:: Exercise inputs ::

---+---

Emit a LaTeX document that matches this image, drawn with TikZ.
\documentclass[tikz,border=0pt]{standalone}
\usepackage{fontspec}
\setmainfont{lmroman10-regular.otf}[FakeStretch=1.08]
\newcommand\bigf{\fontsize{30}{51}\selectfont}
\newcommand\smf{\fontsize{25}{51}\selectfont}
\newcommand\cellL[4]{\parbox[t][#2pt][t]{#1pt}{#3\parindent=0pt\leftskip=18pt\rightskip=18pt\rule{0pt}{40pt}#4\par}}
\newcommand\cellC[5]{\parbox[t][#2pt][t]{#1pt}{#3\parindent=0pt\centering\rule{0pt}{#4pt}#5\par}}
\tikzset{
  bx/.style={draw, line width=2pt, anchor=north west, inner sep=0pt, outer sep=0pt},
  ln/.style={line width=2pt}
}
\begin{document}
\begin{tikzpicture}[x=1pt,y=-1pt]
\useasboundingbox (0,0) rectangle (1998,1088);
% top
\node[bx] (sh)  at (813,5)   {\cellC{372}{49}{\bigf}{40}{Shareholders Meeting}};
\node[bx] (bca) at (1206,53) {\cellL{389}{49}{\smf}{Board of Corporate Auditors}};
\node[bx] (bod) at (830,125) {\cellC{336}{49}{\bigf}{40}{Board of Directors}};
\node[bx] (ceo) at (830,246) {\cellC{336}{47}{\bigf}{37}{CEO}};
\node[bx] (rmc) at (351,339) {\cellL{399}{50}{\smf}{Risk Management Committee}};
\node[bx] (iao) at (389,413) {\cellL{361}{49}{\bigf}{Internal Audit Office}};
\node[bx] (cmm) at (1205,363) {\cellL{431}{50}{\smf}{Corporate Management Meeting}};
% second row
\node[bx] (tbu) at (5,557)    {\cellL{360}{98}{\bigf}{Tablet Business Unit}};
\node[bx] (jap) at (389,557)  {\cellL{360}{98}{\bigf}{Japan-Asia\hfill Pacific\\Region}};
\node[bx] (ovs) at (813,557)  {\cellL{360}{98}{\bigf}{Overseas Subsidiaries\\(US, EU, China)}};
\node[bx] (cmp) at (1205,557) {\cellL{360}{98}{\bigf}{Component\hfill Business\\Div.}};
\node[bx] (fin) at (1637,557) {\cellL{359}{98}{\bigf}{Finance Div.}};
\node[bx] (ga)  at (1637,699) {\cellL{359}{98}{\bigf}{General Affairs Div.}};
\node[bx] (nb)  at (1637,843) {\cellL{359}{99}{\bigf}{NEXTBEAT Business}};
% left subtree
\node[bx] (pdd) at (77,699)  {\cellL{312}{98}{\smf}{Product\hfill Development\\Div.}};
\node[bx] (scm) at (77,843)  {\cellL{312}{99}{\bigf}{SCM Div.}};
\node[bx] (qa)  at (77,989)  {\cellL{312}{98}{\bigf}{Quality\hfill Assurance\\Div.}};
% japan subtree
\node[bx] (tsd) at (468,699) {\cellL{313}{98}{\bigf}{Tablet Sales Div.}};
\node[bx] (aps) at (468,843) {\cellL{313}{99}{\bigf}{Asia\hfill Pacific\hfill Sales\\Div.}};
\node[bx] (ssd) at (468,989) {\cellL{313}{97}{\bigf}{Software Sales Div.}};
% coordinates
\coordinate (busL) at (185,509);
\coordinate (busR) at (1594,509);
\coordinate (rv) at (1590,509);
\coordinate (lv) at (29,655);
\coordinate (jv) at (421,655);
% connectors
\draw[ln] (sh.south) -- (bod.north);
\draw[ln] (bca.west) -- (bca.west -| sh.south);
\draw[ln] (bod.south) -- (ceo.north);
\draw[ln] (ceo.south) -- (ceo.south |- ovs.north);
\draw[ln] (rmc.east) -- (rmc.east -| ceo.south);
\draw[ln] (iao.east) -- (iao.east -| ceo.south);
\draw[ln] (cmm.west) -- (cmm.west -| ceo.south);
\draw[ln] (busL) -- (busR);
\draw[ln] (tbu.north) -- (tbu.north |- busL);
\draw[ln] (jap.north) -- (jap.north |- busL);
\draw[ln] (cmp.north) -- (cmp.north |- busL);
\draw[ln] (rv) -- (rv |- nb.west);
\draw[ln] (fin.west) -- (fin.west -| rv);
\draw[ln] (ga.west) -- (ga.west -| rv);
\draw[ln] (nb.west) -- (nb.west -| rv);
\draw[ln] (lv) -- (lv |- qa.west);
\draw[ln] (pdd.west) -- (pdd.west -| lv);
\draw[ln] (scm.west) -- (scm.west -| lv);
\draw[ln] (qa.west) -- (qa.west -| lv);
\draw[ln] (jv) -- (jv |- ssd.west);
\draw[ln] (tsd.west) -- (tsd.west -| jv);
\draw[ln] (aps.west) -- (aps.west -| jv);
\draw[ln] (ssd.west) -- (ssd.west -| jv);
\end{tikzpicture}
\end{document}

---+---

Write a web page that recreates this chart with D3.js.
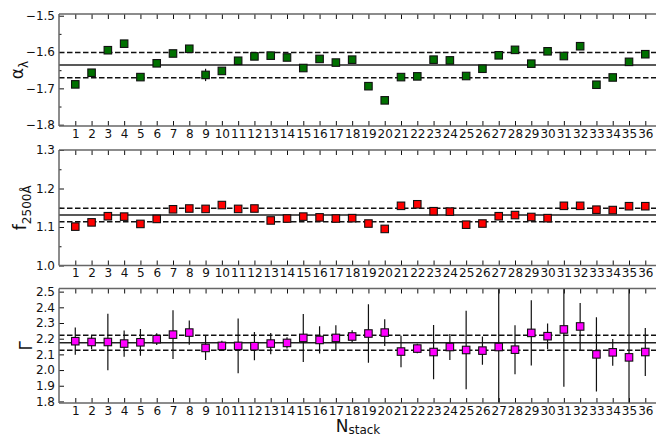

---+---

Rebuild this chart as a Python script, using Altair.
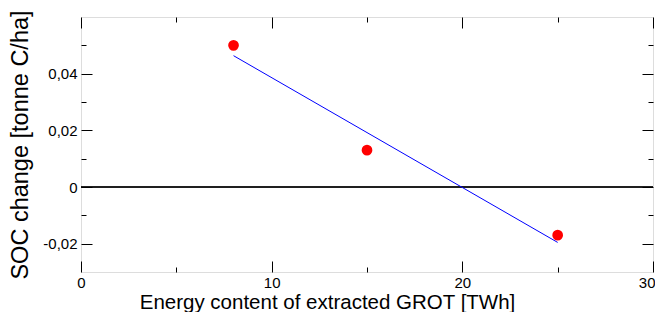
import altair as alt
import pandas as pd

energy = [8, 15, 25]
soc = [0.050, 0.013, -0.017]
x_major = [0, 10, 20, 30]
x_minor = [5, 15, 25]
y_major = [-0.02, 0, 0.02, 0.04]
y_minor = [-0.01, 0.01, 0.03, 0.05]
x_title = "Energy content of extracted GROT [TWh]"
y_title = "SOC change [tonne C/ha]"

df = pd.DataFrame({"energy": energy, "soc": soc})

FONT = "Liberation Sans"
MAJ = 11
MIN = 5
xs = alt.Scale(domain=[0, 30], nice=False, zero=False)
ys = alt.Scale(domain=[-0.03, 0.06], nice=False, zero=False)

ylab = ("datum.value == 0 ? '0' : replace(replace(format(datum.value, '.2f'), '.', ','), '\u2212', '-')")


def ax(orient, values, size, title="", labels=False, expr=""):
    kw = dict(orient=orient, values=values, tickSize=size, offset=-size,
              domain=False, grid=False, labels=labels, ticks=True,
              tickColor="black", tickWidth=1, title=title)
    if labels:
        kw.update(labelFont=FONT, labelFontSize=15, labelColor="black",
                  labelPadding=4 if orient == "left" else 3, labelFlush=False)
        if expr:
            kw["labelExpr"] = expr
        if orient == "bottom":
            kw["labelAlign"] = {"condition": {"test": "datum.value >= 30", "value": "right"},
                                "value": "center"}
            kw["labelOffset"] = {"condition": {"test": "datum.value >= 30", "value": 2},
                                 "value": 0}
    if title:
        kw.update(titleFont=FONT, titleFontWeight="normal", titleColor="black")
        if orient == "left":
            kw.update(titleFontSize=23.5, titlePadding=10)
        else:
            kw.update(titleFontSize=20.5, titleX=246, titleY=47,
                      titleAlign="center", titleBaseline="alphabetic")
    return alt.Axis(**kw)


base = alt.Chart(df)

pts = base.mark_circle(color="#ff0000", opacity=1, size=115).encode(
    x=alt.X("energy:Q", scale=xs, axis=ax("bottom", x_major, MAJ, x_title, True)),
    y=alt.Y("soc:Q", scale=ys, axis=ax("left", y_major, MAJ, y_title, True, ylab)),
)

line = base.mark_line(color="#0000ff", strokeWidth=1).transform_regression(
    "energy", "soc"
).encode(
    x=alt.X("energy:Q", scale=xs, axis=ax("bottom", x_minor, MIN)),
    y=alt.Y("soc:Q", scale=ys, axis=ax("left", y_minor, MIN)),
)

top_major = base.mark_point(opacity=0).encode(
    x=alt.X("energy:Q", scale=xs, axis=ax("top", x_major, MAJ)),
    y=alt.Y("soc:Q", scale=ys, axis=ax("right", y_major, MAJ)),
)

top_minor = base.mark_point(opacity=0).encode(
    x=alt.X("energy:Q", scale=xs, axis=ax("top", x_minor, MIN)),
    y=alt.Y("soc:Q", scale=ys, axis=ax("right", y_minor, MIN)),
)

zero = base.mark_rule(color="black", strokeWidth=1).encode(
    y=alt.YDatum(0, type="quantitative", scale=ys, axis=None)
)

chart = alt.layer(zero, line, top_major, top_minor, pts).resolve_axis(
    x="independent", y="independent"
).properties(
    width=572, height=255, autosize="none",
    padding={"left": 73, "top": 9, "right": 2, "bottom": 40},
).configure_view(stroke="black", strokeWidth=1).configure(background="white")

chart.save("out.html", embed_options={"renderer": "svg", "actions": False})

---+---

:: What is expected ::
Your task is to retype exactly the lines from the one containing "Rebuild this chart" through the one containing "import pandas as pd", leaving every picture out.

:: The response ::
Rebuild this chart as a Python script, using Altair.
import altair as alt
import pandas as pd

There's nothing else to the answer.